I've done source forks (altcoins) and I understand how those work. But I'm a little stuck on how forks are activated? I need to know how blockchain snapshots are created and how the wallets know to distribute the initial fork offerings? If anyone could point me to a particular commit and/or PR of Bitcoin Cash or Gold where this logic is, I'd be very grateful.
Hard forks are simply extensions of a blockchain where the new blocks follow different consensus rules that are not compatible with the original blockchain. There is no actual snapshotting in a true hard fork. The hard fork software simply syncs up to a certain point with the original blockchain, and after that point, a new consensus rule is enforced which conflicts with the original chain and thus causes a blockchain fork. This is simply governed by an
if statement in the block validation code.
The fork is simply activated by a miner who mines a block after a certain block or point in time that follows different consensus rules from the original chain.
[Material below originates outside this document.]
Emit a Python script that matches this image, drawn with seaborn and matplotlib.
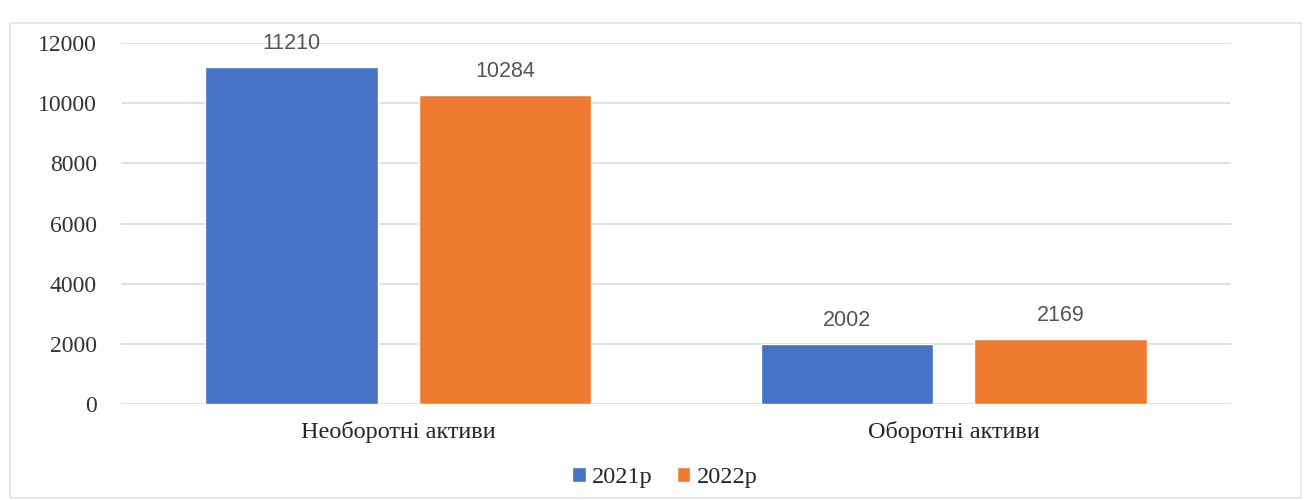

For example, with Bitcoin Cash, their software enforced that the first block created after August 1st at 12:00 UTC must be larger than 1 MB and also follows the Bitcoin Cash consensus rules (larger block size, new signature hashing algorithm, etc.). This is encoded as an
if statement in the block validation logic which checked the time of a block before executing different consensus rule checks. There is no actual snapshot that is taken; their blockchain up until that forking block is exactly identical to Bitcoin's and can be synced off a Bitcoin node.